There are a number of ways to analyze last night's NCAA basketball title game in which Duke nipped Butler 62-60 in one of the best championship games ever. You could say it was a classic game in which one team randomly had to prevail. You could say that Duke was clearly better in light of the huge partisan crowd rooting for Butler that it had to contend with, or the fact that actually Duke was in control because it led the game most of the way. You could also say that Duke's rebounding and defense was more impressive.

However, I'd like to take a different approach. I think that Duke won because the pressure of a long winning streak took its toll on Butler. While winning 25 games in a row may seemingly give you momentum going into a title game, history has shown that winning streaks exert a strong negative influence on a team's performance. Some of the most surprising upsets in sports history were inflicted on apparently dominant teams on a long winning streak, e.g. New England Patriots. Perhaps the best known proponent of this thought is John Wooden, who once shockingly stated that a loss can be good for a team, particularly when it's on a long winning streak, because the stress of maintaining that streak, whether or not consciously, will at some point overshadow the quality of a team's play. However, according to Coach Wooden, once the pressure of the streak is broken, the team can be itself again. Clearly, Butler's play suffered in its two final four contests, particularly in the second half of each game where its offense at times became non-existent. It's a credit to them that they held on against Michigan State and came thisclose to winning it all against Duke. But I have a feeling that if they had lost a game somewhere in the middle of their winning streak, we'd be now celebrating the improbable run of the NCAA champions from Butler.

Thursday, April 1, 2010

Will Las Vegas Real Estate Ever Recover?

This is my third visit to Las Vegas since the housing meltdown begin. Our first trip was a little less than two years ago, as we were attracted by falling home prices and the possibility of eventually setting up retirement residence in Las Vegas. A local real estate broker graciously spent over four hours chauffeuring us around various neighborhoods west of the strip to show off bank owned properties. Prices were tantalizingly low, predominantly $120 to $150 a square foot, including brand new construction. At that time I was advised by a local resident to hold off because prices would eventually fall to $100 a square foot. The main impression made on this trip was how much new and recent residential construction there had been in Las Vegas since 2000.

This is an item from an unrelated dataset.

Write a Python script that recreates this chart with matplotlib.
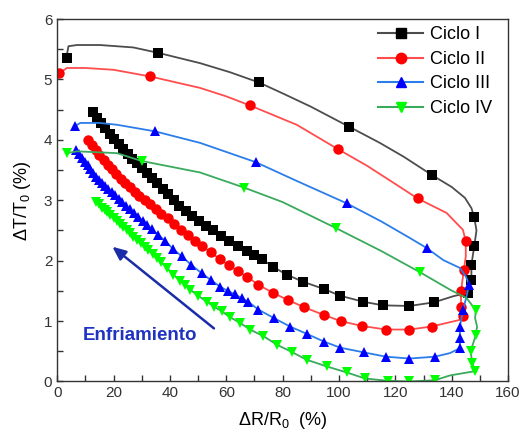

Six months later we came back, this time riding the foreclosure bus tour over an even wider geographic area. If the first trip were an eye opener, this trip was a shock. The magnitude of residential construction was incredible--the number of newly built neighborhoods was beyond imagination, stretching perhaps 20 miles north of town. Certainly nobody who worked on the Strip would contemplate living this far away. Prices out here approached $80 a square foot, while closer in properties fetched $100 a square foot, amazing considering current construction costs of $90 to $100 per square foot.

In the year since the foreclosure bus tour I've seen that prices have dropped further, though they're starting to stabilize. Unfortunately for many property owners, the stabilization point appears to be as low as $60 per square foot in the most extreme cases. And my revelation as to how much inventory had been built continued. Driving around the M Resort Casino, way to the south of the strip, an entire sea of recent construction, this time predominantly condominiums, appeared before us. The quantity of recently built housing we've seen in the past couple of years is overwhelming--and we haven't even set foot in Henderson. I've heard people say that it will take Las Vegas 10 or more years to absorb all of this construction. I believe it.